Mulhollan wrote that the standards for “objectivity, nonpartisanship and non-advocacy” apply to all outside writings and comments, regardless of topic.


“I seriously question whether Congress understands that the assistant director for Foreign Affairs, Defense and Trade has little to do with military commissions,” Mulhollan wrote.

Davis pointed out that James H. Billington, the librarian of Congress and a Russia scholar, was paid to host a PBS series, “The Face of Russia,” in which he expressed his views on Russia, his area of expertise.
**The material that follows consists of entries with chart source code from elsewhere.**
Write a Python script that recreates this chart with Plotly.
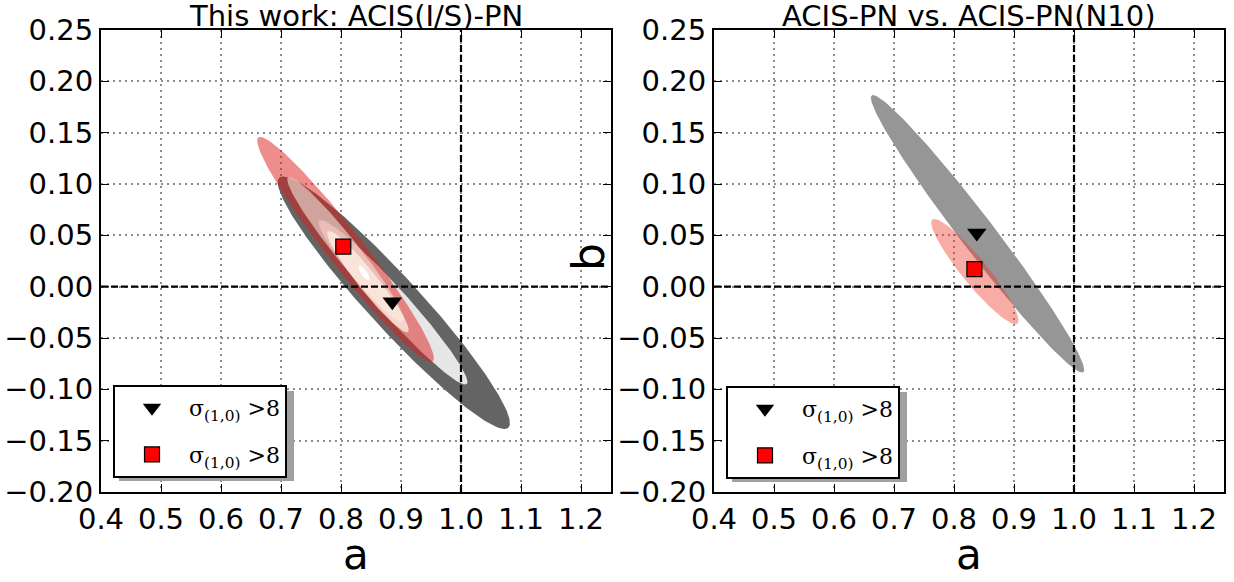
import numpy as np
import plotly.graph_objects as go

# ---------------- data ----------------
x_ticks = [0.4, 0.5, 0.6, 0.7, 0.8, 0.9, 1.0, 1.1, 1.2]
y_ticks = [-0.20, -0.15, -0.10, -0.05, 0.00, 0.05, 0.10, 0.15, 0.20, 0.25]
x_range = [0.4, 1.25]
y_range = [-0.20, 0.25]
ref_a = 1.0
ref_b = 0.0

titles = ["This work: ACIS(I/S)-PN", "ACIS-PN vs. ACIS-PN(N10)"]
legend_label = "σ<sub>(1,0)</sub> >8"

# best-fit points (a, b)
left_tri_a, left_tri_b = [0.8855], [-0.0147]
left_sq_a, left_sq_b = [0.8038], [0.039]
right_tri_a, right_tri_b = [0.838], [0.0523]
right_sq_a, right_sq_b = [0.834], [0.017]

# confidence ellipses: centre, half-major vector (data units), minor/major ratio
left_ell_cx = [0.888, 0.8867, 0.8075, 0.8075, 0.845, 0.8383]
left_ell_cy = [-0.0156, -0.0152, 0.0363, 0.0363, 0.005, 0.0132]
left_ell_ux = [0.1908, 0.1228, 0.1453, 0.0958, 0.0667, 0.0083]
left_ell_uy = [-0.1218, -0.0796, -0.1091, -0.0701, -0.049, -0.0069]
left_ell_ratio = [0.154, 0.128, 0.127, 0.13, 0.15, 0.33]
left_ell_color = ["rgb(100,100,100)", "rgb(230,230,230)", "rgba(221,30,25,0.5)",
                  "rgba(240,230,220,0.6)", "rgba(255,240,230,0.75)", "rgb(255,255,255)"]

right_ell_cx = [0.8392, 0.8347]
right_ell_cy = [0.0515, 0.0147]
right_ell_ux = [0.1763, 0.0708]
right_ell_uy = [-0.1348, -0.0507]
right_ell_ratio = [0.098, 0.19]
right_ell_color = ["rgb(150,150,150)", "rgba(235,60,40,0.42)"]

# ---------------- layout geometry ----------------
W, H = 1234, 582
left_dom = [101 / W, 611 / W]
right_dom = [714 / W, 1224 / W]
y_dom = [1 - 492 / H, 1 - 30 / H]
px_per_x = (left_dom[1] - left_dom[0]) * W / (x_range[1] - x_range[0])
px_per_y = (y_dom[1] - y_dom[0]) * H / (y_range[1] - y_range[0])
K = px_per_y / px_per_x


def ellipse(cx, cy, ux, uy, ratio, n=200):
    t = np.linspace(0, 2 * np.pi, n)
    vx = -uy * K * ratio
    vy = ux * ratio / K
    return cx + ux * np.cos(t) + vx * np.sin(t), cy + uy * np.cos(t) + vy * np.sin(t)


fig = go.Figure()

for cx, cy, ux, uy, r, c in zip(left_ell_cx, left_ell_cy, left_ell_ux, left_ell_uy,
                                 left_ell_ratio, left_ell_color):
    ex, ey = ellipse(cx, cy, ux, uy, r)
    fig.add_trace(go.Scatter(x=ex, y=ey, mode="lines", fill="toself", fillcolor=c,
                             line=dict(width=0), hoverinfo="skip", showlegend=False,
                             xaxis="x", yaxis="y"))

for cx, cy, ux, uy, r, c in zip(right_ell_cx, right_ell_cy, right_ell_ux, right_ell_uy,
                                 right_ell_ratio, right_ell_color):
    ex, ey = ellipse(cx, cy, ux, uy, r)
    fig.add_trace(go.Scatter(x=ex, y=ey, mode="lines", fill="toself", fillcolor=c,
                             line=dict(width=0), hoverinfo="skip", showlegend=False,
                             xaxis="x2", yaxis="y2"))

# reference lines
for xa, ya in (("x", "y"), ("x2", "y2")):
    fig.add_trace(go.Scatter(x=[ref_a, ref_a], y=y_range, mode="lines",
                             line=dict(color="black", width=2.2, dash="7px,3px"),
                             hoverinfo="skip", showlegend=False, xaxis=xa, yaxis=ya))
    fig.add_trace(go.Scatter(x=x_range, y=[ref_b, ref_b], mode="lines",
                             line=dict(color="black", width=2.2, dash="7px,3px"),
                             hoverinfo="skip", showlegend=False, xaxis=xa, yaxis=ya))

tri = dict(symbol="triangle-down", size=17, color="black", line=dict(width=0))
sq = dict(symbol="square", size=15, color="red", line=dict(width=1.2, color="black"))

fig.add_trace(go.Scatter(x=left_tri_a, y=left_tri_b, mode="markers", marker=tri,
                         name=legend_label, xaxis="x", yaxis="y", legend="legend",
                         legendgroup="l1"))
fig.add_trace(go.Scatter(x=left_sq_a, y=left_sq_b, mode="markers", marker=sq,
                         name=legend_label, xaxis="x", yaxis="y", legend="legend",
                         legendgroup="l2"))
fig.add_trace(go.Scatter(x=right_tri_a, y=right_tri_b, mode="markers", marker=tri,
                         name=legend_label, xaxis="x2", yaxis="y2", legend="legend2",
                         legendgroup="r1"))
fig.add_trace(go.Scatter(x=right_sq_a, y=right_sq_b, mode="markers", marker=sq,
                         name=legend_label, xaxis="x2", yaxis="y2", legend="legend2",
                         legendgroup="r2"))

tickfont = dict(family="DejaVu Sans", size=29, color="black")
axis_common = dict(showline=True, linecolor="black", linewidth=2, mirror="ticks",
                   ticks="inside", ticklen=8, tickwidth=1, tickcolor="black",
                   showgrid=True, gridcolor="rgb(140,140,140)", gridwidth=2,
                   griddash="2px,4px", zeroline=False, tickfont=tickfont,
                   fixedrange=True, automargin=False)

leg_common = dict(xanchor="left", yanchor="top", bgcolor="white", bordercolor="black",
                  borderwidth=2, font=dict(family="DejaVu Serif", size=22, color="black"),
                  itemwidth=64, tracegroupgap=15)

fig.update_layout(
    width=W, height=H, margin=dict(l=0, r=0, t=0, b=0, autoexpand=False),
    paper_bgcolor="white", plot_bgcolor="white",
    xaxis=dict(domain=left_dom, range=x_range, tickvals=x_ticks, tickformat=".1f",
               anchor="y", **axis_common),
    yaxis=dict(domain=y_dom, range=y_range, tickvals=y_ticks, tickformat=".2f",
               anchor="x", **axis_common),
    xaxis2=dict(domain=right_dom, range=x_range, tickvals=x_ticks, tickformat=".1f",
                anchor="y2", **axis_common),
    yaxis2=dict(domain=y_dom, range=y_range, tickvals=y_ticks, tickformat=".2f",
                anchor="x2", **axis_common),
    legend=dict(x=113 / W, y=1 - 385 / H, **leg_common),
    legend2=dict(x=726 / W, y=1 - 386 / H, **leg_common),
)

# legend shadows
LW, LH = 175, 90
for x0, y0 in ((113, 385), (726, 386)):
    fig.add_shape(type="rect", xref="paper", yref="paper",
                  x0=(x0 + 6) / W, x1=(x0 + LW + 6) / W,
                  y0=1 - (y0 + LH + 6) / H, y1=1 - (y0 + 6) / H,
                  fillcolor="rgb(160,160,160)", line=dict(width=0), layer="above")

# titles and axis labels
centers = [(left_dom[0] + left_dom[1]) / 2, (right_dom[0] + right_dom[1]) / 2]
for cx, t in zip(centers, titles):
    fig.add_annotation(x=cx, y=1 - 30 / H, xref="paper", yref="paper", text=t,
                       showarrow=False, xanchor="center", yanchor="bottom",
                       yshift=-5, font=dict(family="DejaVu Sans", size=29, color="black"))
    fig.add_annotation(x=cx, y=1 - 554 / H, xref="paper", yref="paper", text="a",
                       showarrow=False, xanchor="center", yanchor="middle",
                       font=dict(family="DejaVu Sans", size=42, color="black"))
fig.add_annotation(x=588 / W, y=1 - 257 / H, xref="paper", yref="paper", text="b",
                   showarrow=False, textangle=-90, xanchor="center", yanchor="middle",
                   font=dict(family="DejaVu Sans", size=44, color="black"))

fig.write_html("out.html", config={"displayModeBar": False},
               post_script="document.body.style.margin='0';document.body.style.padding='0';")
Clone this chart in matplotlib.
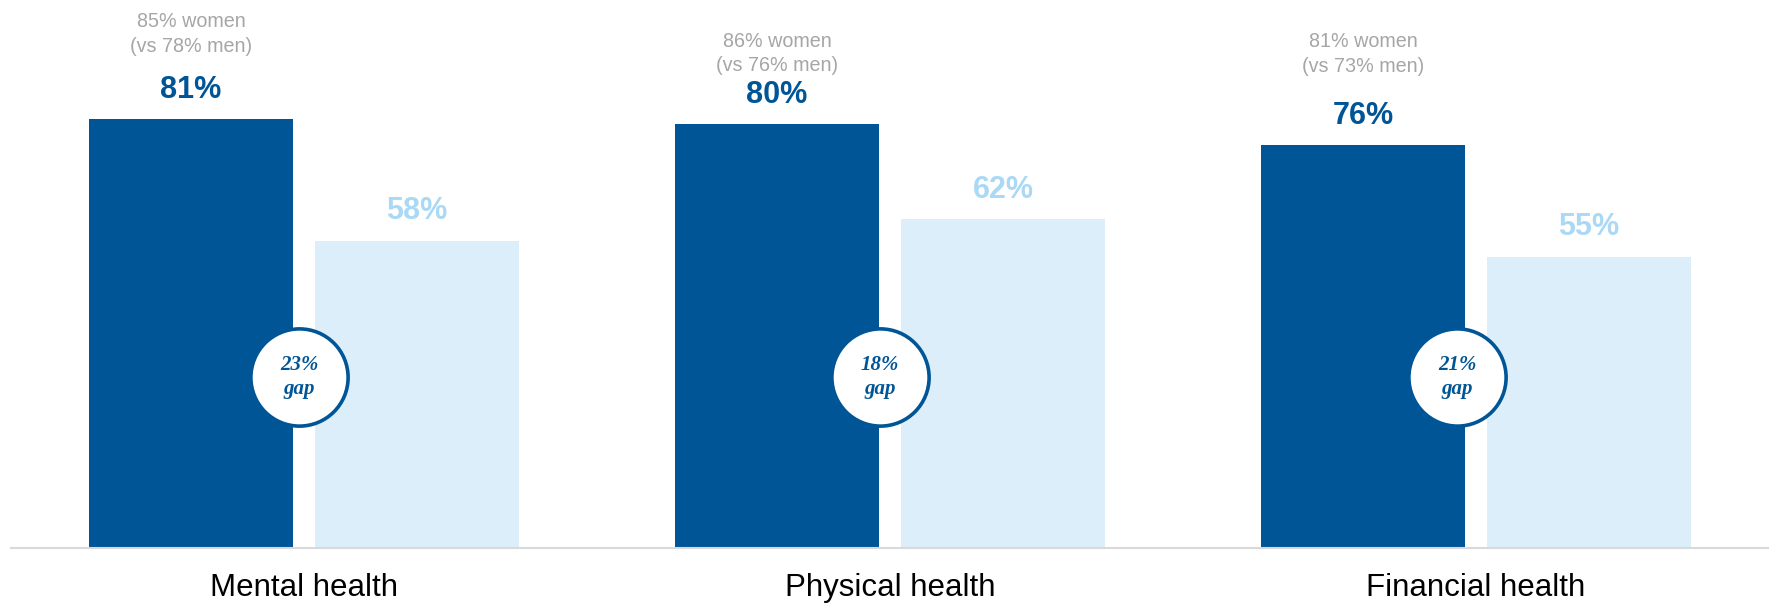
import matplotlib
matplotlib.use("Agg")
import matplotlib.pyplot as plt
import numpy as np

# data
categories = ["Mental health", "Physical health", "Financial health"]
women_plus = [81, 80, 76]      # dark bars
overall = [58, 62, 55]         # light bars
gap_labels = ["23%", "18%", "21%"]
notes = ["85% women\n(vs 78% men)", "86% women\n(vs 76% men)", "81% women\n(vs 73% men)"]

# layout bits
note_y = [97.0, 93.3, 93.2]
circle_shift = [-0.008, -0.017, -0.032]
circle_y = 32.2

dark = "#005596"
light = "#DCEEF9"
light_txt = "#ABD9F5"
grey = "#A6A6A6"

plt.rcParams["font.family"] = ["Liberation Sans", "DejaVu Sans"]

fig = plt.figure(figsize=(17.69, 6.04), dpi=100)
ax = fig.add_axes([11 / 1769, 56 / 604, 1758 / 1769, 548 / 604])

x = np.arange(len(categories))
w = 0.3495
off = 0.1927

ax.bar(x - off, women_plus, width=w, color=dark, zorder=2)
ax.bar(x + off, overall, width=w, color=light, zorder=2)

for i in range(len(categories)):
    ax.annotate(f"{women_plus[i]}%", (x[i] - off, women_plus[i]), xytext=(0, 21),
                textcoords="offset points", ha="center", va="center",
                fontsize=22, fontweight="bold", color=dark)
    ax.annotate(f"{overall[i]}%", (x[i] + off, overall[i]), xytext=(0, 21),
                textcoords="offset points", ha="center", va="center",
                fontsize=22, fontweight="bold", color=light_txt)
    ax.text(x[i] - off, note_y[i], notes[i], ha="center", va="center",
            fontsize=14.2, color=grey, linespacing=1.35)
    # gap bubble
    cx = x[i] + circle_shift[i]
    ax.plot(cx, circle_y, "o", ms=70, mfc="white", mec=dark, mew=2.6, zorder=3)
    ax.text(cx, circle_y, f"{gap_labels[i]}\ngap", ha="center", va="center",
            fontsize=15, fontweight="bold", fontstyle="italic", color=dark,
            family=["Liberation Serif", "DejaVu Serif"], linespacing=1.25, zorder=4)

ax.set_xlim(-0.5, 2.5)
ax.set_ylim(0, 103.4)
ax.set_xticks(x)
ax.set_xticklabels(categories, fontsize=22.5, color="black")
ax.tick_params(axis="x", length=0, pad=18)
ax.set_yticks([])
for s in ["top", "right", "left"]:
    ax.spines[s].set_visible(False)
ax.spines["bottom"].set_color("#D9D9D9")
ax.spines["bottom"].set_linewidth(1.5)

fig.savefig("out.png", dpi=100, facecolor="white")
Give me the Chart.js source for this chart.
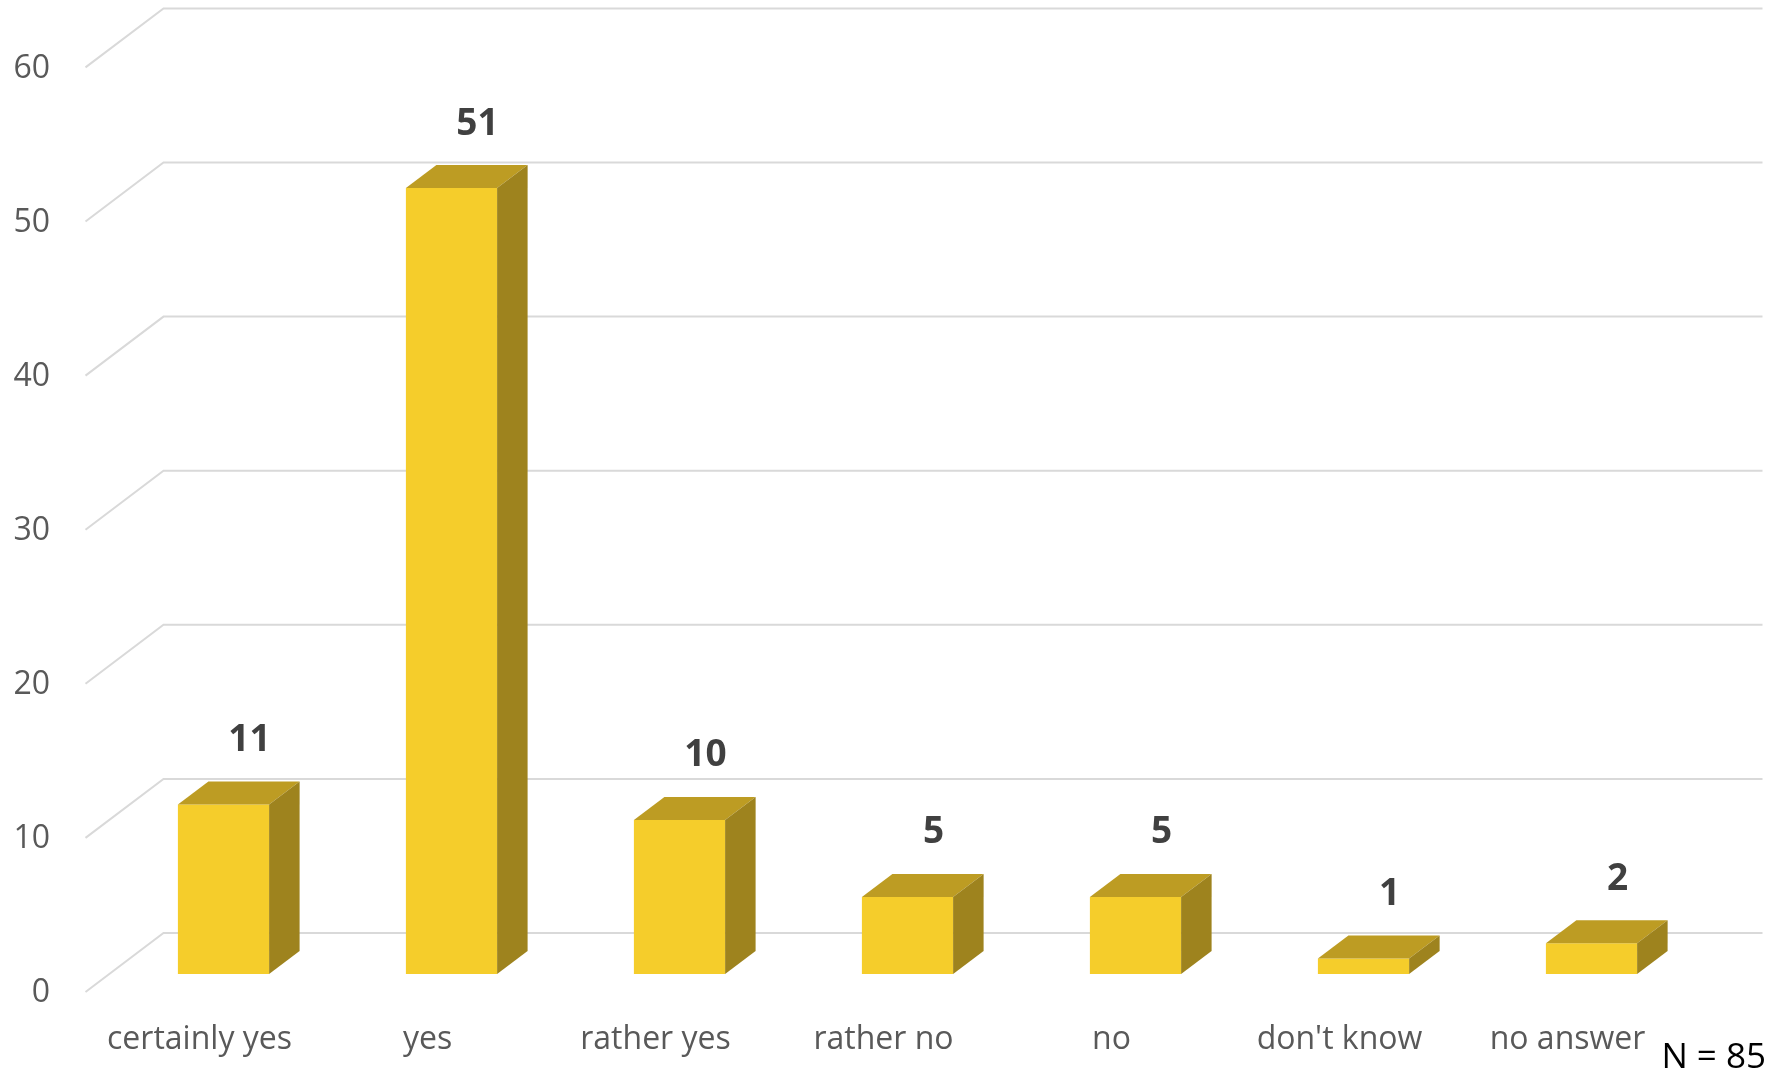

In a letter to Billington in December, Graham cited Davis’ “experienced and valuable perspective” on military commissions and said his articles were “worthy of publication.” Graham served in the Air Force with Davis, a 25-year veteran who retired in 2008.

The same week, a New York Times editorial urged the agency to reinstate Davis, saying, “Government employees do not forfeit their right to comment on public interest.”


The service’s hiring practices also came under scrutiny in 2008, when a federal judge ruled that it had violated sex discrimination laws. The agency had withdrawn a job offer to Col. David J. Schroer, a retired special operations officer, after he said he intended to have a sex change operation and become Diane Schroer.

Davis’ lawsuit is working its way through the federal courts.